Gary walked by me last night, after we'd been home a while, to say, "You deserve to have that kind of love." I said, "So do you."
Was it an unidealized love? Some might point out that you never were shown them quarreling. Isn't that idealized?
A long time ago I read Harville Hendrix's book, "Getting the Love You Want". He posed the theory of the Imago in relationships. Growing up has left injuries, and the issues that we need to heal draw us to the person who can call them forth for healing. That's where the spark of attraction lies. The introvert is beguiled by the extrovert's ability to express himself, the ease with which he makes decisions. The introvert calls to the extrovert's latent deep, reflective side. At the beginning they seem perfectly complementary, perfect for each other. It is later that disillusionment sets in, and the introvert wonders what she ever saw in the loud-mouthed shallow person she's married to. The introvert seems moody, distant, judgmental to the extrovert. When we are at first bewitched by attraction, magical thinking makes us forget that 'complementary' may involve opposition. Opposition threatens unity.
The potential for true growth, both individual, and as a couple, lies in reconciling this conflict.

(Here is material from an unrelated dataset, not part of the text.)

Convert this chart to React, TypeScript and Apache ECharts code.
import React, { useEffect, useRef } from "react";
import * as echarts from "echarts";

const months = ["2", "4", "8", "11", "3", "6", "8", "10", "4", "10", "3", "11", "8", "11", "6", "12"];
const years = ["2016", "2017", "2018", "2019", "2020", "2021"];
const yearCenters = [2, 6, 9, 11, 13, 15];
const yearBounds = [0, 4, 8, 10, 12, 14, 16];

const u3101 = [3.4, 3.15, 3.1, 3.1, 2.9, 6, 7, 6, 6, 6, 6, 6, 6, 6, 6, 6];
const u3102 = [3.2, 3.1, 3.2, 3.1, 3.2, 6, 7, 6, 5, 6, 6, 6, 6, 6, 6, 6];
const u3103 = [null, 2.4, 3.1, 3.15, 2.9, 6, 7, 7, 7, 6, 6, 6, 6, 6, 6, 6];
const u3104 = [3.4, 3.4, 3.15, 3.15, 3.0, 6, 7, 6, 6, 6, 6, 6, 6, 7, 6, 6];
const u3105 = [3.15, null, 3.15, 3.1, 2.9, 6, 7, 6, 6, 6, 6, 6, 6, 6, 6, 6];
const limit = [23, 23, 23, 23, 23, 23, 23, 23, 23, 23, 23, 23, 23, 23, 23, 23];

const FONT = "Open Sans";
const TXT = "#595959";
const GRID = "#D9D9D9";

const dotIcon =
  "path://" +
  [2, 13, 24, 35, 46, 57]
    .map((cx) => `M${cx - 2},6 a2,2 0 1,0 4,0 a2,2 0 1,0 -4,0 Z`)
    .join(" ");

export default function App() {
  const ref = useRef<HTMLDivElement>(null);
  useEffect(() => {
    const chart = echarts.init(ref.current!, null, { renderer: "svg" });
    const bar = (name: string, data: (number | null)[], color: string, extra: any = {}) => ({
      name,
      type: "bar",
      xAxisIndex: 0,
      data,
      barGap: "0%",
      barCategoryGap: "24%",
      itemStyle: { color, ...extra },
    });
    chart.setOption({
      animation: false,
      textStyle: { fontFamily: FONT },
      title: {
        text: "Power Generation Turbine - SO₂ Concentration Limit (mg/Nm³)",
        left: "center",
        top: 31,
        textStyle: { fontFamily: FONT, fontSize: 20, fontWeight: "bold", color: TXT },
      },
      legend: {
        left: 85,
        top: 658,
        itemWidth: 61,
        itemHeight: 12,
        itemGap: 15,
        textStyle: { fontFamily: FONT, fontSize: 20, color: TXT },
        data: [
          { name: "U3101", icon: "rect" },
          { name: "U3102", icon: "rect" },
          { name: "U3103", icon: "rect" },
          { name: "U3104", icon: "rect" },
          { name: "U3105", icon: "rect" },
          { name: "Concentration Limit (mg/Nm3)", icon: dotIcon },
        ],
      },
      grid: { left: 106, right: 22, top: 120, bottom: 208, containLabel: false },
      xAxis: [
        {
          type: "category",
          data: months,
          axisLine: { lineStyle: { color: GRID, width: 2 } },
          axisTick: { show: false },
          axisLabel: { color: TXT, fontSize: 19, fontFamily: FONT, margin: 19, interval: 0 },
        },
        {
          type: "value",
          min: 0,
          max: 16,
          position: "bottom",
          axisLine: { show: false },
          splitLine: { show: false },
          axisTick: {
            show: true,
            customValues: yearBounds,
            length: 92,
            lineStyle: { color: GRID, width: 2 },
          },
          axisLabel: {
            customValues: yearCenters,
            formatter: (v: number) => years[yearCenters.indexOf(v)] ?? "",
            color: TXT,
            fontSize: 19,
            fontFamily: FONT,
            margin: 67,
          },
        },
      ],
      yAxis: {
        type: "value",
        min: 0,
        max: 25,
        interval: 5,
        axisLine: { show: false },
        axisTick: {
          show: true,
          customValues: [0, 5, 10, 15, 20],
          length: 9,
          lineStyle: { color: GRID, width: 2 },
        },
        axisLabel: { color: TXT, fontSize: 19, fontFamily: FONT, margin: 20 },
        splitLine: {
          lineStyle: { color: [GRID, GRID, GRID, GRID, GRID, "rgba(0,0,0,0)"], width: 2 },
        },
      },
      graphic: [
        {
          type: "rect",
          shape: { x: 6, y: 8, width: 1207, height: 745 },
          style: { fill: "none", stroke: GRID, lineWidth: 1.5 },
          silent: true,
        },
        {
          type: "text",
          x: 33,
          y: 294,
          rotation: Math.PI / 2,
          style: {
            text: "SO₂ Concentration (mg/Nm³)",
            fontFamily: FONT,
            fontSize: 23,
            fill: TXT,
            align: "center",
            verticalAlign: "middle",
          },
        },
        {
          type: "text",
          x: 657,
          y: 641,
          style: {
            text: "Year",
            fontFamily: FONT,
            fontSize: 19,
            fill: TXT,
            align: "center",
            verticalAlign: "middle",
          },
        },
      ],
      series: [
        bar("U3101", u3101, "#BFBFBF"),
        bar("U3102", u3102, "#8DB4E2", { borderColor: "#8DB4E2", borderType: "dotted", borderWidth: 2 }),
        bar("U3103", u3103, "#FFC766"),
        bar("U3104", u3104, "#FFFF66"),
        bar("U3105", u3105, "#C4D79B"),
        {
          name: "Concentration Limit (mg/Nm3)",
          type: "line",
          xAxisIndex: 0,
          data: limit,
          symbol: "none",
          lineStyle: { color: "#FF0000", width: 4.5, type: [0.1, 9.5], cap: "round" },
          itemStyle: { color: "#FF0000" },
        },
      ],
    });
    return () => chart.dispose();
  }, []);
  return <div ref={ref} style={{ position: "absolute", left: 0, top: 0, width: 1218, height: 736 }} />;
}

If we can't have perfect unity we might attempt to cheat in order to get it We might cheat by attempting to deny our own desires, or by denying the Other's. We try to force unity by closing our eyes to any feelings that seem to threaten unity. And this is not sustainable.

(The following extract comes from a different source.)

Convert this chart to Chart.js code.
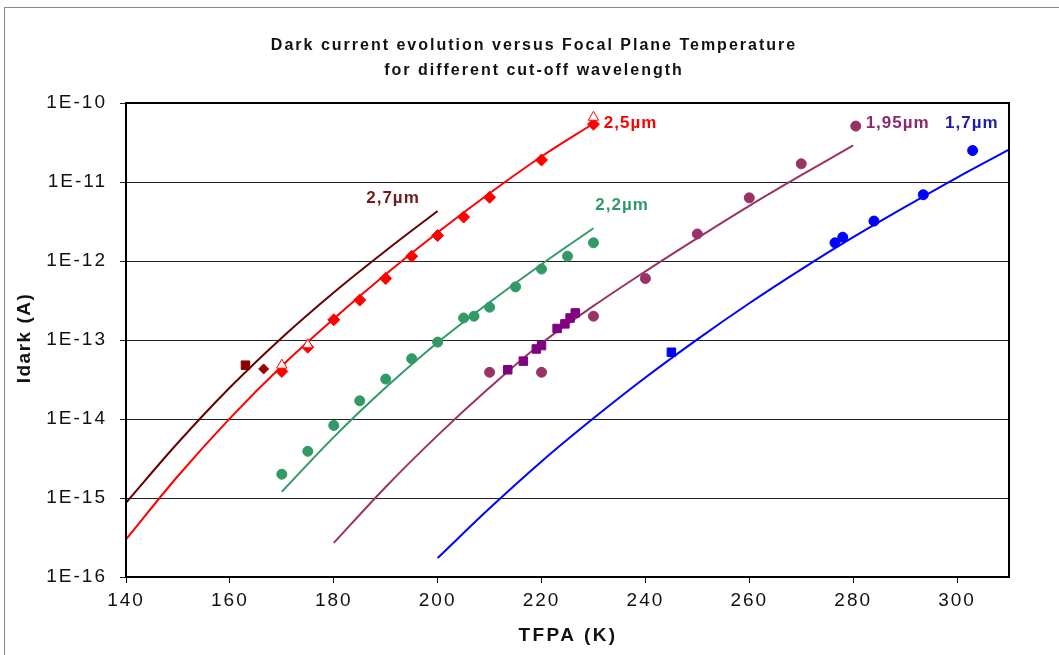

We can't expect to have perfect, unbroken unity. It doesn't happen in this world. But the next best thing I think is actually better than unbroken unity. And that is the mechanism of repair, the glue of reconciliation.

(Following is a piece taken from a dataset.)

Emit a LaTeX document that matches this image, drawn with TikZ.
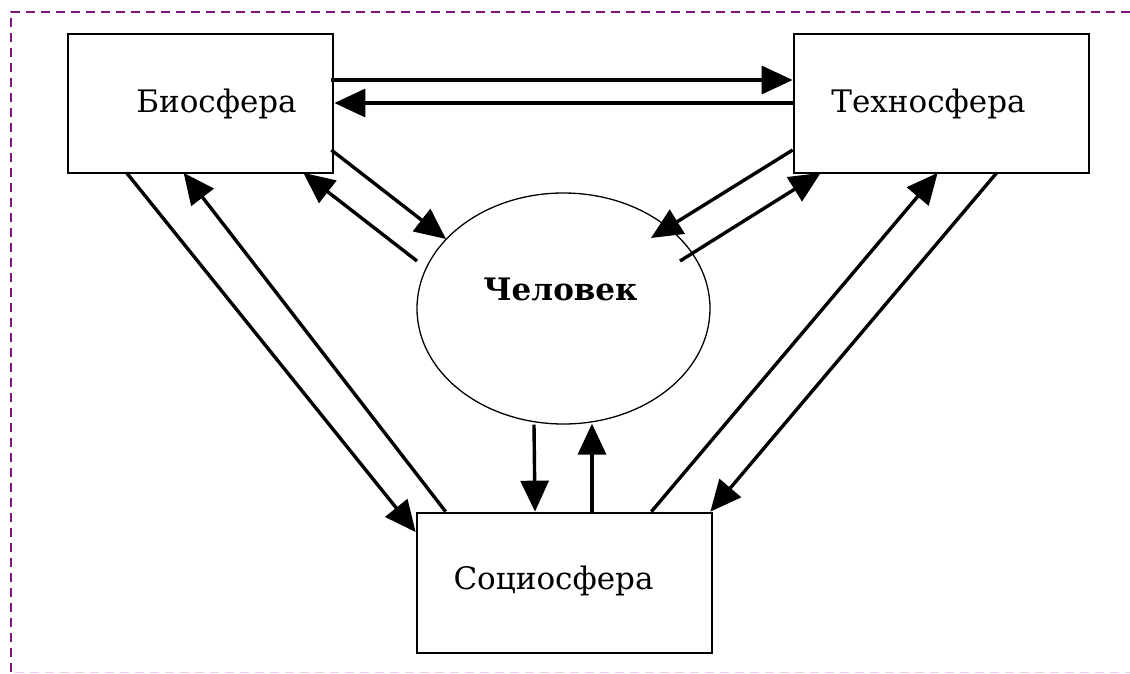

Mrs. Spit wrote a beautiful post some weeks ago about loss, about loss breaking us, and about healing. She spoke of holding a fragile glass in her hand, of seeing where the colors run together, tracing the seams. Her post is called, Art Glass. The glass, the globe, she was describing, is grief, the more beautiful for its "fault lines". Can relationship, and conflict also be the stuff of Art Glass--unity-shattered a kind of loss, but the healing generating a beauty that far surpasses unblemished wholeness?
Perhaps this is what Karl and Ellie had, and this is what kept the light shining within their cracked and imperfect, unidealized love. The movie's makers didn't show us the how, but we can assume they had conflict because of their very different backgrounds. And the love that radiated from them didn't have any taint of unwilling surrender--peace-at-any-price.
Gary and I have never found a way to reconcile our styles. I see now that marriage to him was the logical outcome of where I came from. I came from a family where unity was prized, which meant that any feelings that ran against that unity were seen as threatening and were expected to be suppressed. Failure to self-suppress would result in someone else suppressing them, through shame, or punishment. Family unity was even more important than Telling the Truth.
The glass is not permitted to break, because there is no faith in healing. That would make sense, since the skills for healing were never developed.
Marrying Gary merely perpetuated that pattern.